In the weeks following...everything turned upside down. One afternoon while journaling on my deck I was overcome with a need to paint. Now understand I am no "real" painter. My earliest memory of painting is standing next to Julie Johnson in Preschool and the teacher would walk by and praise the neatness of her picture. There is nothing neat about me so I bowed out of the art thing early.

But this inner hunger to paint had to be fed...there was no walking away. I recall walking into the paint store...awkward..as though I was looking for something illicit. The clerk tried to help by asking my medium...uhh..watercolors..yes watercolors is my medium...don't know where I came up with that but that is how watercolors entered my life.

Arriving home with the watercolors and the huge pad of paper, I was nervous...kind of like a first date. What am I doing I wondered? I took the paper out on the deck with a big bowl of water in my favorite ceramic bowl....baptism occured.

I dipped my hands in the cool water and slowly squeezed the tube of paint...a perfect blue...onto the page. My fingers moved between the water and the paint. Something in my soul began to loosen... a bit of air breathed into my heart that day. The picture from that first day is one of my most treasured possessions. For the casual observer it is a simple blue fingerpainting with a handprint...for me it was the day I met a long buried part of my soul.

Wednesday, August 18, 2004

thoughts on play & family continued

We just got back from a lovely 6 day vacation. Our first stop was Santa Monica to visit Bob's sister. It was a wonderful, wacky 48 hours of kids running and playing. A great day at the beach jumping waves. A chance to chat and validate the realities of family. We had a wonderful dinner Saturday night for my niece's 18th birthday. How quickly these little people grow into adults.

We then headed to Disneyland. It's cheesey but I love it! I think I love the fact that it gives you permission to suspend time and space and again to just play. We are fortunate that the girls are now 8 and 16 so there wasn't much whining or getting over stimulated. It was really our first family vacation where we could all enjoy the same activities. We rode the new Tower of Terror...ahhh! Mary rode it 6 times. I'm not sure I will ever feel the same about elevators.

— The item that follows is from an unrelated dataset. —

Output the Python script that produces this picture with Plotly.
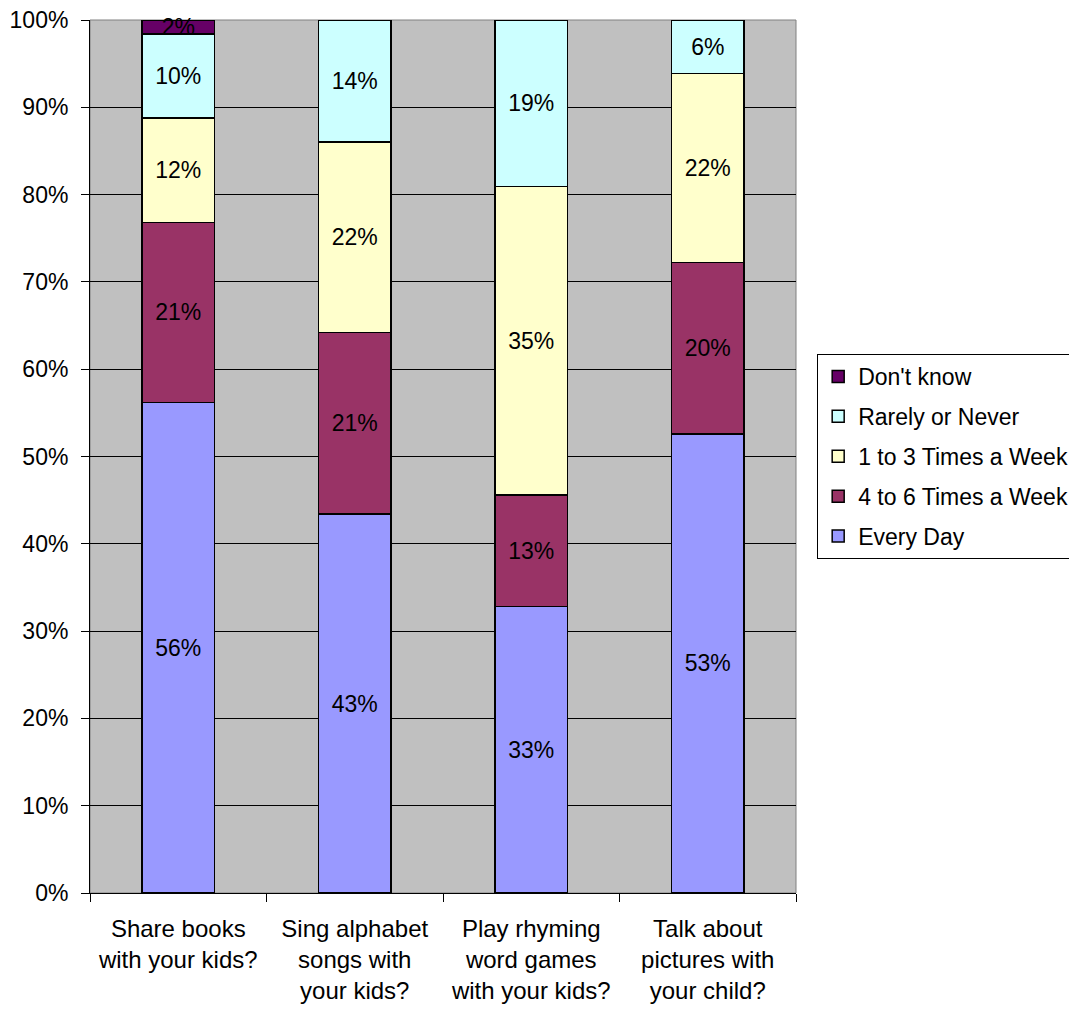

The best part of the trip were all the silly times...Bob leading us in skipping through the hotel, screaming in the hotel elevator like we were on the ride, running from the hotel pool into the park to ride the Grizzly (and getting soaked!), collecting all the disposable items in the hotel to create a new "hotel" game for Katie. We stayed up late each night watching the Olympics which was also great fun.

Somehow it was also a very reflective trip for me. I know Disneyland and reflection...go figure. Most of my reflection was centered on the girls growing up and my role as a parent changing. Mary has had an amazing transformation since her trip to Costa Rica. She is like this flower coming into to full bloom. I am a bit in awe of the young woman she is becoming. On the one hand I am so honored to be her Mom and on the other hand I feel this nagging sadness knowing that she is slowly moving out of our nest. How do you let your child go? What can ever fill that space in your bed each morning? I am not yet sure how I will adapt. For now I am just present to a growing bittersweet sadness in my heart.

Wednesday, August 11, 2004

Home

I'm still thinking about this whole concept of family. We saw Garden State last weekend and one of the great lines in the movie was family is just a group of people who miss the same imaginary place called home.

I'm not sure I concur with this line. Doesn't ever member of a family hold a unique longing for their personal imaginary place called home? Food is central in my image...fresh baked cookies, chicken and rice in wine sauce, iced tea with fresh mint, tacos with too much cumin. These things still make me feel home.

One of the dictionary definitions for home is: a place where one originates or is found.

I wonder if we sometimes get the originating and being found confused. Don't many of us return home hoping to be found.

Tuesday, August 10, 2004

Family

I have actually had time to read a few novels this summer. Elizabeth Berg is one of my favorite authors. Her recent novel, The Art of Mending, captured the complicated nature of family realtionships. Since reading it I have been wondering, what is family? why are the ties so deep? why do families cause such joy and pain? why are are we all yearning to go home?

I love to call my Mom. I usually talk to her daily. It is like a little touchstone that makes me feel safe and complete. We don't talk about anything particularily deep. Mostly, my day, her day, my work, the kids. I am pretty much past looking for her approval. Our world views are very different, yet, the thrill I feel when she says hello...it's like ahhh she's there...my body relaxes into her voice. I am safe.

Play

Play... a simple word that I have become swept up with this summer. Play a time to just do something for the heck of it....no agenda, no plan, just fun. Play has becoome my summer spiritual disipline. Long games of Uno with my daughter, kick ball games in the park, walking through the grass barefeet....mindless playing.

For me playing takes me out of time and space into a realm where I feel the most holy, primal part of myself connect with others. Laughing, cheering, lounging...basking in the wonderous joy of play. In this frivolous connection with others I feel the warmth of the Divine.